List of Types of Beds


There is no better way to relax at the end of a hard day than to lie in that perfect bed. Beds come in a variety of shapes, sizes, colors and styles. They also serve different purposes based on different consumer needs. Beds can be simple, elaborate, functional or practical. Regardless of the type, all beds have the same purpose: to provide you with a wonderful night of sleep.

Bunk Beds

  • Bunk beds are common features in children's rooms, dorm rooms and overnight camps. They are effectively designed to sleep several people in smaller quarters. People who sleep on the top bunk bed access it either by ladder or by stairs. While bunk beds are efficient space savers, they have their drawbacks. People moving in and out of bunk beds can awaken somebody sleeping above or below.

Canopy Beds

  • Canopy beds are large and elaborate. They have four high posts that are designed to hold a curtain above the sleeper. Canopy bed curtains can be simple with small, decorative ruffles, or they can be long enough to completely enclose the bed on all sides. These beds are large and require a lot of space.


  • Daybeds are enclosed on three sides and are common in little girls' bedrooms and in guest bedrooms. They can be made of wood or metal. Many daybeds are designed with a separate storage compartment or trundle that rolls out from underneath the bed. They are smaller than canopy beds.

Water Beds

  • True to name, water beds have mattresses that are filled with water.
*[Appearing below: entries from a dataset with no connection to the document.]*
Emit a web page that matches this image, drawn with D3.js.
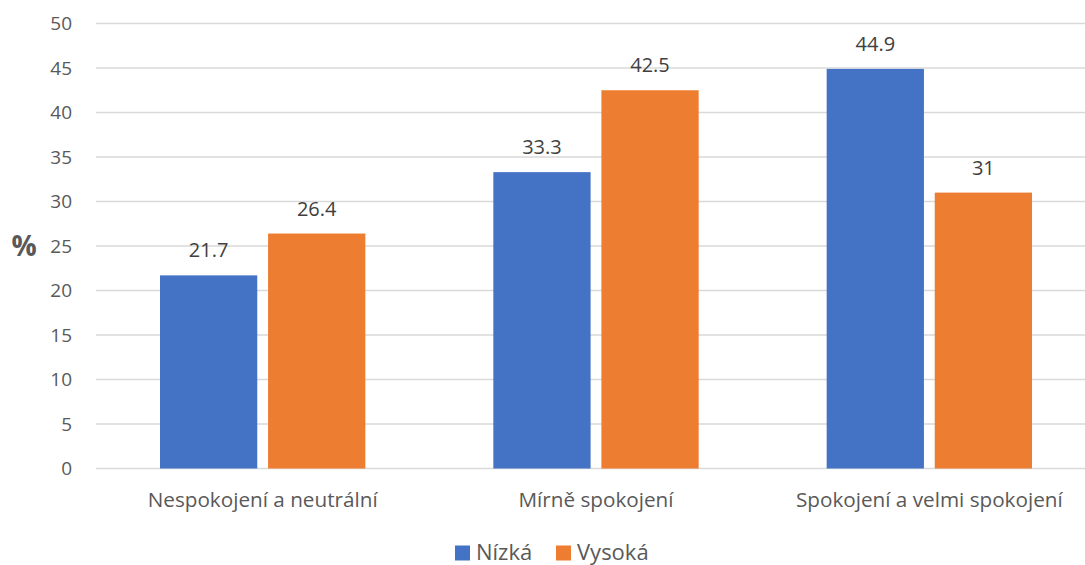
<!DOCTYPE html>
<html><head><meta charset="utf-8">
<script src="https://cdn.jsdelivr.net/npm/d3@7"></script>
<style>body{margin:0;background:#fff}svg{display:block}</style>
</head><body>
<svg id="c" width="1085" height="565"></svg>
<script>
const categories = ["Nespokojení a neutrální", "Mírně spokojení", "Spokojení a velmi spokojení"];
const seriesNames = ["Nízká", "Vysoká"];
const nizka = [21.7, 33.3, 44.9];
const vysoka = [26.4, 42.5, 31];
const yTicks = [0, 5, 10, 15, 20, 25, 30, 35, 40, 45, 50];
const colors = ["#4472C4", "#ED7D31"];
const font = "'Open Sans', sans-serif";

const svg = d3.select("#c");
const x = d3.scaleBand().domain(categories).range([96, 1096]).paddingInner(0).paddingOuter(0);
const x1 = d3.scaleBand().domain(seriesNames).range([64, x.bandwidth() - 64]).paddingInner(0.1);
const y = d3.scaleLinear().domain([0, 50]).range([468.5, 23.5]);

// gridlines
svg.append("g").selectAll("line").data(yTicks).join("line")
  .attr("x1", 96).attr("x2", 1096)
  .attr("y1", d => y(d)).attr("y2", d => y(d))
  .attr("stroke", "#d9d9d9").attr("stroke-width", 1.3);

// y axis labels
const yAxis = d3.axisLeft(y).tickValues(yTicks).tickSize(0).tickPadding(0);
const ya = svg.append("g").attr("transform", "translate(72,0)").call(yAxis);
ya.select(".domain").remove();
ya.selectAll("text").attr("font-family", font).attr("font-size", 19).attr("fill", "#595959");

// % label
svg.append("text").attr("x", 24).attr("y", 246).attr("dy", "0.35em")
  .attr("text-anchor", "middle").attr("font-family", font).attr("font-size", 28)
  .attr("font-weight", "bold").attr("fill", "#595959").text("%");

// bars
const data = categories.map((c, i) => ({c, vals: [nizka[i], vysoka[i]]}));
const groups = svg.append("g").selectAll("g").data(data).join("g")
  .attr("transform", d => `translate(${x(d.c)},0)`);
groups.selectAll("rect").data(d => d.vals.map((v, j) => ({s: seriesNames[j], v, j})))
  .join("rect")
  .attr("x", d => x1(d.s)).attr("width", x1.bandwidth())
  .attr("y", d => y(d.v)).attr("height", d => y(0) - y(d.v))
  .attr("fill", d => colors[d.j]);
groups.selectAll("text.v").data(d => d.vals.map((v, j) => ({s: seriesNames[j], v, j})))
  .join("text").attr("class", "v")
  .attr("x", d => x1(d.s) + x1.bandwidth() / 2).attr("y", d => y(d.v) - 18)
  .attr("text-anchor", "middle").attr("font-family", font).attr("font-size", 20)
  .attr("fill", "#404040").text(d => d.v);

// x axis labels
const xAxis = d3.axisBottom(x).tickSize(0).tickPadding(0);
const xa = svg.append("g").attr("transform", "translate(0,468.5)").call(xAxis);
xa.select(".domain").remove();
xa.selectAll("text").attr("y", 38.5).attr("dy", 0)
  .attr("font-family", font).attr("font-size", 20.7).attr("fill", "#595959");

// legend
const legX = [455, 556];
const leg = svg.append("g").selectAll("g").data(seriesNames).join("g")
  .attr("transform", (d, i) => `translate(${legX[i]},545.5)`);
leg.append("rect").attr("width", 15).attr("height", 15).attr("fill", (d, i) => colors[i]);
leg.append("text").attr("x", 21).attr("y", 14)
  .attr("font-family", font).attr("font-size", 22).attr("fill", "#595959").text(d => d);
</script>
</body></html>
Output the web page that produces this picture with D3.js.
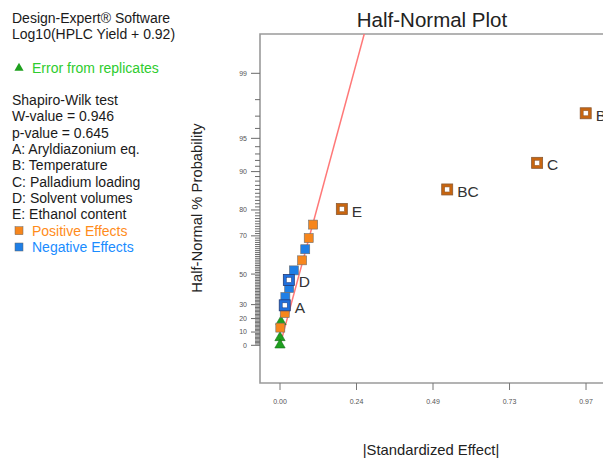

Water beds are luxurious and people lying in water beds feel like they're floating. Unfortunately, these types of beds also have a number of drawbacks. They are extremely heavy and difficult to move. Water bed users also have to learn how to fill the mattress and how to care for it.

Loft Beds

  • Like bunk beds, loft beds are common in children's bedrooms and dorm rooms because of their functionality. They are designed to sit high above shelves, desks, or other furniture. Elaborate loft beds have shelves and desk space built straight into the bed frame. Smaller loft beds simply have ladders that lead to a raised bed platform.


  • Futons are pieces of furniture that can fold into a couch or into a bed. Some futon mattresses bend with the furniture frame. Other futon mattresses are divided into separate sections. Some futons are small and simply built. Others have large mattresses and arms that make them look like regular couches.

Sleeper Sofas

  • Like futons, sleeper sofas serve a dual purpose. The bed of a sleeper sofa folds out from beneath the seat cushions. Sleeper sofas are more elaborately built than futons and are more expensive. They are also bigger and tend to be more comfortable. They can be just as stylish and classy as modern living room furniture.


  • While hammocks do not have traditional mattresses, they are used as beds by millions of people around the world. Hammocks evenly distribute a sleeper's weight, so even though hammocks do not require mattresses, there are no pressure points. They weigh less than typical beds and are easier to transport. The cost of a hammock varies from a few dollars to several hundred dollars.